Usually we buy apples from a local fruit store that buys from the Amish farmers in the region, but we're not sure if any of those farmers will have any fruit to sell this summer and fall. JM says that his lodge brothers claim that not all of the orchards in the five counties froze out after all, only the ones in PA and the higher elevations of MD and WV, so we may be able to get some apples after all.

We're also growing some of our own fruit, or will be when the plants are more mature: we've got 4 grapevines, 3 elder bushes, 1 dwarf quince tree, and 2 compspur apple trees. The grapevines may bear a little fruit this year, and we expect some elderberries next year, but the quince and apples are probably five to six years out.

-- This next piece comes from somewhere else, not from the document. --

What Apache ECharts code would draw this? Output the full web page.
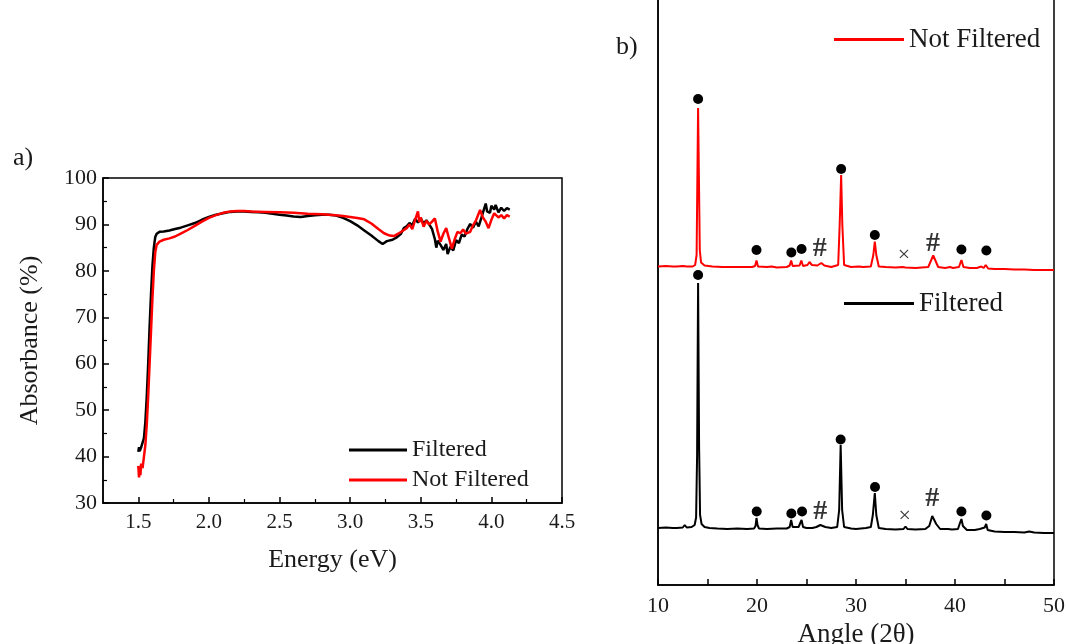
<!DOCTYPE html>
<html>
<head>
<meta charset="utf-8">
<script src="https://cdn.jsdelivr.net/npm/echarts@6/dist/echarts.min.js"></script>
<style>
  html, body { margin: 0; padding: 0; background: #fff; }
  #chart { width: 1069px; height: 644px; }
</style>
</head>
<body>
<div id="chart"></div>
<script>
// panel a) absorbance vs energy
const energyTicks = [1.5, 2.0, 2.5, 3.0, 3.5, 4.0, 4.5];
const energyMinor = [1.75, 2.25, 2.75, 3.25, 3.75, 4.25];
const absFiltered = [
  [1.500, 41.0], [1.505, 42.0], [1.510, 41.2], [1.52, 42.0], [1.53, 41.8], [1.54, 44.0],
  [1.55, 47.5], [1.56, 53], [1.57, 60], [1.58, 68], [1.59, 75], [1.60, 81], [1.61, 85],
  [1.62, 87.3], [1.63, 88.0], [1.65, 88.4], [1.68, 88.5], [1.72, 88.7], [1.76, 89.0],
  [1.80, 89.3], [1.85, 89.8], [1.90, 90.3], [1.95, 91.0], [2.00, 91.6], [2.05, 92.1],
  [2.10, 92.4], [2.15, 92.7], [2.20, 92.8], [2.25, 92.8], [2.30, 92.7], [2.35, 92.6],
  [2.40, 92.5], [2.45, 92.3], [2.50, 92.1], [2.55, 91.9], [2.60, 91.7], [2.65, 91.6],
  [2.70, 91.8], [2.75, 92.0], [2.80, 92.1], [2.85, 92.1], [2.90, 91.9], [2.95, 91.4],
  [3.00, 90.7], [3.05, 89.8], [3.10, 88.7], [3.15, 87.6], [3.20, 86.4], [3.23, 85.8],
  [3.26, 86.4], [3.30, 86.7], [3.33, 87.2], [3.36, 88.0], [3.38, 89.2], [3.40, 89.6],
  [3.42, 90.3], [3.44, 89.8], [3.46, 91.2], [3.48, 90.4], [3.50, 91.3], [3.52, 90.2],
  [3.54, 90.9], [3.56, 90.0], [3.58, 89.0], [3.60, 86.8], [3.61, 85.0], [3.62, 86.5],
  [3.64, 85.6], [3.66, 84.5], [3.68, 85.8], [3.69, 83.6], [3.71, 85.2], [3.73, 84.4],
  [3.75, 86.6], [3.77, 86.0], [3.79, 87.8], [3.81, 87.4], [3.83, 89.0], [3.85, 90.1],
  [3.87, 89.3], [3.89, 90.6], [3.91, 89.6], [3.93, 91.5], [3.95, 93.5], [3.96, 94.5],
  [3.97, 92.8], [3.99, 92.5], [4.00, 94.0], [4.02, 93.2], [4.03, 94.2], [4.05, 92.6],
  [4.07, 93.6], [4.09, 92.9], [4.11, 93.5], [4.13, 93.2]
];
const absNotFiltered = [
  [1.500, 38.0], [1.505, 35.5], [1.51, 37.5], [1.515, 36.0], [1.52, 38.5], [1.53, 37.5],
  [1.54, 40.0], [1.55, 42.5], [1.56, 47], [1.57, 53], [1.58, 60], [1.59, 67], [1.60, 74],
  [1.61, 80], [1.62, 84], [1.63, 85.6], [1.65, 86.3], [1.68, 86.7], [1.72, 87.0],
  [1.76, 87.4], [1.80, 88.0], [1.85, 88.8], [1.90, 89.7], [1.95, 90.6], [2.00, 91.4],
  [2.05, 92.0], [2.10, 92.5], [2.15, 92.8], [2.20, 92.9], [2.25, 92.9], [2.30, 92.8],
  [2.40, 92.7], [2.50, 92.6], [2.60, 92.5], [2.70, 92.3], [2.80, 92.2], [2.90, 92.0],
  [2.95, 91.8], [3.00, 91.6], [3.05, 91.4], [3.10, 91.1], [3.15, 90.2], [3.20, 89.0],
  [3.24, 88.1], [3.28, 87.6], [3.31, 87.5], [3.34, 88.0], [3.37, 88.6], [3.40, 89.2],
  [3.42, 90.0], [3.44, 89.0], [3.46, 91.0], [3.48, 92.8], [3.49, 90.5], [3.50, 91.5],
  [3.52, 89.5], [3.54, 90.8], [3.56, 90.0], [3.58, 90.6], [3.60, 91.3], [3.62, 88.5],
  [3.64, 86.3], [3.66, 88.0], [3.68, 89.2], [3.70, 87.0], [3.72, 84.8], [3.74, 86.8],
  [3.76, 88.4], [3.78, 88.1], [3.80, 88.9], [3.82, 88.0], [3.85, 88.4], [3.87, 89.8],
  [3.89, 90.8], [3.92, 93.1], [3.94, 91.5], [3.96, 90.6], [3.98, 89.2], [4.00, 91.0],
  [4.02, 92.4], [4.03, 92.8], [4.05, 91.5], [4.07, 92.0], [4.09, 91.3], [4.11, 92.0],
  [4.13, 91.7]
];

// panel b) XRD, intensity in arbitrary units (curves offset)
const xrdFiltered = [
  [10, 114], [10.8, 115], [11.5, 114], [11.7, 118], [11.9, 114], [12.5, 115], [12.7, 120],
  [12.9, 115], [13.4, 116], [13.7, 120], [13.85, 135], [13.95, 260], [14.05, 604],
  [14.15, 280], [14.25, 140], [14.4, 122], [14.7, 116], [15.2, 114], [16, 113], [17, 112],
  [18, 113], [19, 112], [19.7, 113], [19.85, 118], [19.95, 134], [20.05, 120], [20.2, 113],
  [21, 112], [22, 113], [23, 113], [23.3, 116], [23.45, 130], [23.6, 116], [24.2, 116],
  [24.5, 130], [24.65, 116], [25, 114], [25.6, 114], [26, 116], [26.4, 120], [26.6, 121],
  [26.9, 116], [27.5, 114], [28.1, 116], [28.3, 150], [28.45, 280], [28.6, 150], [28.8, 116],
  [29.5, 113], [30, 112], [30.5, 113], [31, 114], [31.5, 116], [31.7, 140], [31.9, 184],
  [32.05, 140], [32.3, 114], [33, 112], [34, 111], [34.8, 112], [35, 117], [35.2, 112],
  [36, 111], [37, 112], [37.4, 118], [37.7, 138], [37.85, 140], [38.1, 122], [38.5, 112],
  [39.3, 112], [39.5, 115], [39.7, 111], [40.3, 112], [40.5, 124], [40.65, 132], [40.8, 118],
  [41.2, 110], [42, 110], [42.5, 112], [42.7, 110], [43, 115], [43.15, 122], [43.3, 110],
  [44, 107], [45, 106], [46, 106], [47, 105], [47.5, 107], [48, 105], [49, 104], [50, 104]
];
const xrdNotFiltered = [
  [10, 637], [10.8, 638], [11.5, 637], [11.7, 641], [11.9, 637], [12.5, 638], [12.7, 642],
  [12.9, 637], [13.5, 637], [13.75, 640], [13.9, 660], [13.97, 800], [14.05, 954],
  [14.13, 820], [14.22, 670], [14.35, 645], [14.7, 639], [15.5, 637], [16.5, 636],
  [17.5, 636], [18.5, 636], [19.5, 636], [19.8, 638], [19.95, 649], [20.1, 637], [21, 636],
  [21.5, 637], [22, 635], [23, 636], [23.3, 639], [23.45, 649], [23.6, 638], [24.3, 639],
  [24.48, 649], [24.65, 638], [25.1, 640], [25.3, 646], [25.55, 640], [26.1, 639],
  [26.5, 644], [26.8, 639], [27.5, 636], [28.2, 640], [28.35, 720], [28.5, 820],
  [28.62, 720], [28.8, 640], [29.5, 636], [30.3, 637], [30.5, 640], [30.7, 636],
  [31.5, 637], [31.75, 660], [31.9, 687], [32.05, 660], [32.3, 637], [33, 636], [34, 635],
  [34.7, 636], [34.85, 640], [35, 635], [36, 634], [37.3, 636], [37.6, 650], [37.8, 659],
  [38.0, 650], [38.3, 636], [39, 634], [39.5, 636], [39.8, 634], [40.4, 636], [40.65, 650],
  [40.85, 636], [41.5, 634], [42.2, 634], [42.66, 637], [42.9, 634], [43.1, 640],
  [43.17, 643], [43.35, 633], [44, 632], [45, 632], [46, 631], [47, 631], [48, 630],
  [49, 630], [50, 630]
];
// phase markers
const dotsFiltered = [[14.05, 620], [19.97, 147], [23.47, 143], [24.55, 147], [28.45, 291], [31.92, 196], [40.65, 147], [43.17, 139]];
const hashFiltered = [[26.4, 146], [37.7, 172]];
const crossFiltered = [[34.92, 138]];
const dotsNotFiltered = [[14.05, 972], [19.95, 670], [23.47, 665], [24.5, 672], [28.5, 832], [31.9, 700], [40.65, 671], [43.17, 669]];
const hashNotFiltered = [[26.33, 672], [37.78, 682]];
const crossNotFiltered = [[34.85, 660]];

const serif = 'Liberation Serif';
const txt = '#1a1a1a';

const markSeries = (data, ch, size, weight, idx) => ({
  type: 'scatter',
  xAxisIndex: idx, yAxisIndex: idx,
  data: data,
  symbolSize: 1,
  itemStyle: { color: 'rgba(0,0,0,0)' },
  label: { show: true, position: 'inside', formatter: ch, fontFamily: serif, fontSize: size, fontWeight: weight, color: '#000' },
  silent: true,
  z: 5
});
const dotSeries = (data, idx) => ({
  type: 'scatter',
  xAxisIndex: idx, yAxisIndex: idx,
  data: data,
  symbol: 'circle',
  symbolSize: 10,
  itemStyle: { color: '#000', opacity: 1 },
  silent: true,
  z: 5
});

const option = {
  animation: false,
  title: [
    { text: 'a)', left: 8, top: 140, textStyle: { fontFamily: serif, fontSize: 26, fontWeight: 'normal', color: txt } },
    { text: 'b)', left: 611, top: 29, textStyle: { fontFamily: serif, fontSize: 26, fontWeight: 'normal', color: txt } }
  ],
  legend: [
    {
      data: ['Filtered', 'Not Filtered'],
      orient: 'vertical',
      left: 344, top: 433,
      itemWidth: 58, itemHeight: 3, itemGap: 6,
      icon: 'rect',
      textStyle: { fontFamily: serif, fontSize: 24, color: txt }
    },
    {
      data: ['Not Filtered'],
      left: 829, top: 21,
      itemWidth: 70, itemHeight: 3,
      icon: 'rect',
      textStyle: { fontFamily: serif, fontSize: 27, color: txt }
    },
    {
      data: ['Filtered'],
      left: 839, top: 285,
      itemWidth: 70, itemHeight: 3,
      icon: 'rect',
      textStyle: { fontFamily: serif, fontSize: 27, color: txt }
    }
  ],
  grid: [
    { left: 103, top: 178, width: 459, height: 325, outerBoundsMode: 'none', show: true, borderColor: '#000', borderWidth: 1.5, backgroundColor: 'transparent' },
    { left: 658, top: -10, width: 396, height: 595, outerBoundsMode: 'none', show: true, borderColor: '#000', borderWidth: 1.5, backgroundColor: 'transparent' },
    { left: 103, top: 178, width: 459, height: 325, outerBoundsMode: 'none' }
  ],
  xAxis: [
    {
      type: 'value', gridIndex: 0, min: 1.25, max: 4.5,
      name: 'Energy (eV)', nameLocation: 'middle', nameGap: 44,
      nameTextStyle: { fontFamily: serif, fontSize: 26, color: txt },
      axisLine: { lineStyle: { color: '#000', width: 1.5 } },
      axisTick: { inside: true, length: 6, customValues: energyTicks, lineStyle: { color: '#000', width: 1.5 } },
      axisLabel: { customValues: energyTicks, fontFamily: serif, fontSize: 21, color: txt, margin: 9,
        formatter: v => v.toFixed(1) },
      splitLine: { show: false }
    },
    {
      type: 'value', gridIndex: 1, min: 10, max: 50, interval: 10,
      name: 'Angle (2θ)', nameLocation: 'middle', nameGap: 33,
      nameTextStyle: { fontFamily: serif, fontSize: 27, color: txt },
      axisLine: { lineStyle: { color: '#000', width: 1.5 } },
      axisTick: { inside: true, length: 6, lineStyle: { color: '#000', width: 1.5 } },
      minorTick: { show: true, splitNumber: 2, length: 6, lineStyle: { color: '#000', width: 1.5 } },
      axisLabel: { fontFamily: serif, fontSize: 22, color: txt, margin: 10 },
      splitLine: { show: false }
    },
    {
      type: 'value', gridIndex: 2, min: 1.25, max: 4.5,
      axisLine: { show: false },
      axisTick: { inside: true, length: 4, customValues: energyMinor, lineStyle: { color: '#000', width: 1.2 } },
      axisLabel: { show: false },
      splitLine: { show: false }
    }
  ],
  yAxis: [
    {
      type: 'value', gridIndex: 0, min: 30, max: 100, interval: 10,
      name: 'Absorbance (%)', nameLocation: 'middle', nameGap: 60, nameRotate: 90,
      nameTextStyle: { fontFamily: serif, fontSize: 26, color: txt },
      axisLine: { show: true, lineStyle: { color: '#000', width: 1.5 } },
      axisTick: { show: true, inside: true, length: 6, lineStyle: { color: '#000', width: 1.5 } },
      minorTick: { show: true, splitNumber: 2, length: 4, lineStyle: { color: '#000', width: 1.2 } },
      axisLabel: { fontFamily: serif, fontSize: 22, color: txt, margin: 6 },
      splitLine: { show: false }
    },
    {
      type: 'value', gridIndex: 1, min: 0, max: 1190,
      axisLine: { show: true, lineStyle: { color: '#000', width: 1.5 } },
      axisTick: { show: false },
      axisLabel: { show: false },
      splitLine: { show: false }
    },
    { type: 'value', gridIndex: 2, min: 30, max: 100, show: false }
  ],
  series: [
    {
      name: 'Filtered', type: 'line', xAxisIndex: 0, yAxisIndex: 0,
      data: absFiltered, symbol: 'none', lineStyle: { color: '#000', width: 2.5 }, itemStyle: { color: '#000' }, z: 3
    },
    {
      name: 'Not Filtered', type: 'line', xAxisIndex: 0, yAxisIndex: 0,
      data: absNotFiltered, symbol: 'none', lineStyle: { color: '#ff0000', width: 2.5 }, itemStyle: { color: '#ff0000' }, z: 4
    },
    {
      name: 'Filtered', type: 'line', xAxisIndex: 1, yAxisIndex: 1,
      data: xrdFiltered, symbol: 'none', lineStyle: { color: '#000', width: 2 }, itemStyle: { color: '#000' }
    },
    {
      name: 'Not Filtered', type: 'line', xAxisIndex: 1, yAxisIndex: 1,
      data: xrdNotFiltered, symbol: 'none', lineStyle: { color: '#ff0000', width: 2 }, itemStyle: { color: '#ff0000' }
    },
    dotSeries(dotsFiltered, 1),
    dotSeries(dotsNotFiltered, 1),
    markSeries(hashFiltered, '#', 28, 'bold', 1),
    markSeries(hashNotFiltered, '#', 28, 'bold', 1),
    markSeries(crossFiltered, '×', 22, 'normal', 1),
    markSeries(crossNotFiltered, '×', 22, 'normal', 1)
  ]
};

const chart = echarts.init(document.getElementById('chart'));
chart.setOption(option);
</script>
</body>
</html>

Finally, the local fruit shop sells jam made by local Amish farmers, and even those whose fruit trees froze out have berry crops coming so we plan to buy berry jams over the late summer and early fall, and use those for vitamin C boosts. A spoonful of one of those is a nice treat and goes a long way!

Date: 2012-05-25 02:54 am (UTC)
From: [identity profile] helwen.livejournal.com
Glad you have a number of possibilities and options. Hope it works out for the local apples.

From the territorial expansion we've seen so far this year, I'm expecting we should have a decent black raspberry crop. We'll have grapes but I never know how many until it's harvest time, with the weather swings. Our fruit trees are still pretty young but if I managed to stomp out the shothole ick we might have nectarines and peaches this year. Also some gooseberries and black currants.

The elderberry aren't even in the ground yet, and likely won't be this year -- I'm going to re-pot them into big pots though. The birds usually get the blueberries, but there aren't a lot of them yet anyway so it's hard for me to get too stressed out about that. Same with the serviceberry right now. And the strawberries have to be rescued from the hay that moved into the garden, so I'll be happy if we can just rescue them from obscurity this year.

Yes, thank goodness for local farmers! And we have an older guy in a nearby town who learned canning from his father, who does nothing but make lovely jams.

More folks are getting into gardening every year, as well as learning to store food. I always wish there were more of them, but it's nice to see how active some folks in the town have been getting. More importantly, folks are trying to figure out things that will help the community, not just themselves.